Persons who have suffered loss as a result of an infringement of UK or EU competition law are entitled to seek damages in order to recover those losses through the UK court system.

'Follow on' damages actions, that is, actions for damages where liability has already been established through an infringement decision issued by a regulator, may be commenced either in the Competition Appeal Tribunal or the High Court, depending on the circumstances of the case.

  • Competition Appeal Tribunal. The advantage of commencing a damages action in the Competition Appeal Tribunal is that it is a specialist competition law tribunal with expert judges and economic advisers; however follow on damages actions cannot usually be brought in the CAT until after the conclusion of any appeals against a regulatory infringement decision.
  • High Court. Although the High Court has fewer specialist competition law judges, it is nevertheless possible to commence competition damages actions and make significant progress with them while the related regulatory investigation continues or any appeals are being heard.

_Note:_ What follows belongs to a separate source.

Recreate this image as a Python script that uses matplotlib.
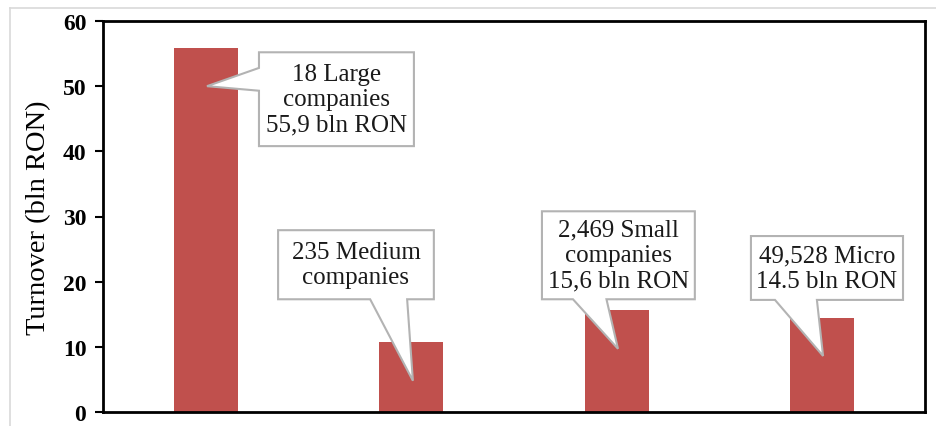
import matplotlib
matplotlib.use("Agg")
import matplotlib.pyplot as plt
from matplotlib.patches import Polygon
from matplotlib.lines import Line2D

# Data
categories = ["Large", "Medium", "Small", "Micro"]
turnover = [55.9, 10.7, 15.6, 14.5]
callout_texts = [
    "18 Large\ncompanies\n55,9 bln RON",
    "235 Medium\ncompanies",
    "2,469 Small\ncompanies\n15,6 bln RON",
    "49,528 Micro\n14.5 bln RON",
]
yticks = [0, 10, 20, 30, 40, 50, 60]

BAR_COLOR = "#C0504D"
SERIF = ["Liberation Serif", "DejaVu Serif"]

W, H = 937, 427
fig = plt.figure(figsize=(W / 100, H / 100), dpi=100)
fig.patch.set_facecolor("white")

# light outer frame
fig.add_artist(Line2D([10 / W, 1.0], [1 - 9 / H, 1 - 9 / H], transform=fig.transFigure,
                      color="#d9d9d9", lw=1.2))
fig.add_artist(Line2D([10 / W, 10 / W], [0.0, 1 - 9 / H], transform=fig.transFigure,
                      color="#d9d9d9", lw=1.2))

ax = fig.add_axes([103 / W, 1 - 413 / H, (925 - 103) / W, (413 - 22) / H])
x = list(range(len(categories)))
ax.bar(x, turnover, width=0.31, color=BAR_COLOR, zorder=2)

ax.set_xlim(-0.5, 3.5)
ax.set_ylim(0, 60)
ax.set_yticks(yticks)
ax.set_yticklabels([str(t) for t in yticks], fontfamily=SERIF, fontweight="bold", fontsize=17)
ax.set_xticks([])
ax.tick_params(axis="y", direction="out", length=6, width=1.5, pad=6)
for s in ax.spines.values():
    s.set_linewidth(2.0)
    s.set_color("black")
ax.set_ylabel("Turnover (bln RON)", fontfamily=SERIF, fontsize=20.5, labelpad=8)


def callout(ax, box, tail, tip, text):
    """Rectangle box (x0, x1, y0, y1) with a wedge pointing at tip.
    tail = (side, a, b): side of the box the wedge leaves from and its span."""
    x0, x1, y0, y1 = box
    side, a, b = tail
    if side == "left":
        pts = [(x0, y1), (x1, y1), (x1, y0), (x0, y0), (x0, b), tip, (x0, a)]
    else:  # bottom
        pts = [(x0, y1), (x1, y1), (x1, y0), (b, y0), tip, (a, y0), (x0, y0)]
    ax.add_patch(Polygon(pts, closed=True, facecolor="white", edgecolor="#b3b3b3",
                         lw=1.5, zorder=4, joinstyle="miter"))
    ax.text((x0 + x1) / 2, (y0 + y1) / 2, text, ha="center", va="center",
            fontfamily=SERIF, fontsize=18, linespacing=1.2, zorder=5, color="#1a1a1a")


callout(ax, (0.259, 1.013, 40.8, 55.2), ("left", 52.8, 49.3), (0.006, 50.0), callout_texts[0])
callout(ax, (0.352, 1.110, 17.3, 27.9), ("bottom", 0.80, 0.98), (1.008, 4.8), callout_texts[1])
callout(ax, (1.636, 2.380, 17.3, 30.8), ("bottom", 1.787, 1.95), (2.006, 9.7), callout_texts[2])
callout(ax, (2.653, 3.393, 17.2, 27.0), ("bottom", 2.77, 2.974), (3.004, 8.6), callout_texts[3])

fig.savefig("out.png", dpi=100, facecolor="white")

The department of health's claim against Reckitt Benckiser

Last month, it emerged in press reports that the Department of Health, collectively with all 10 Strategic Health Authorities and 144 Primary Care Trusts, had lodged a claim against Reckitt Benckiser in the High Court. The same press reports suggested that the claim relates to an attempt to recover losses suffered as a result of Reckitt's abuse of dominance in the Gaviscon case.

Political significance of the department of health claim

If and when the court documents become a matter of public record, the precise nature of the claim will emerge. However, if there is an underlying competition law damages action in this case, then the political significance of the action could outweigh any technical legal points of interest. In this regard, it is worth noting the following.

  • Duty to recover public money? Public sector bodies are often quick to claim that they consider themselves to have a duty to attempt to recover public money. In cases where public bodies have overpaid for services and medicines as a result of anticompetitive conduct, that laudable civic objective could restore significant sums of money to the public purse. Entities such as the Department of Health, Primary Care Trusts, and Strategic Health Authorities (together with their successors in the imminent NHS reforms) could all benefit from the UK's damages actions regime.
  • Legislative proposals to encourage damages actions. In the face of sometimes strong opposition, in 2012 the European Commission intends to table legislative plans designed to encourage damages actions. The aim is to help small businesses and consumers bring claims against antitrust infringers, but the effect of the reforms should be to liberalise the whole sector.
  • Don't forget about Monitor. The previously unassuming body set up in 2004 to authorise and regulate NHS foundation trusts is intended to become, under the government's NHS reforms, a supercharged competition regulator. Monitor will have the ability to apply UK and EU competition law across the healthcare sector.

An already strong incentive to recover public money, especially at a time of severe budgetary restraint, combined with a dedicated sectoral competition regulator, could mean more investigations, more infringement decisions, and in turn that could result in greater scope for public bodies to make creative use of competition law damages actions.

The content of this article is intended to provide a general guide to the subject matter. Specialist advice should be sought about your specific circumstances.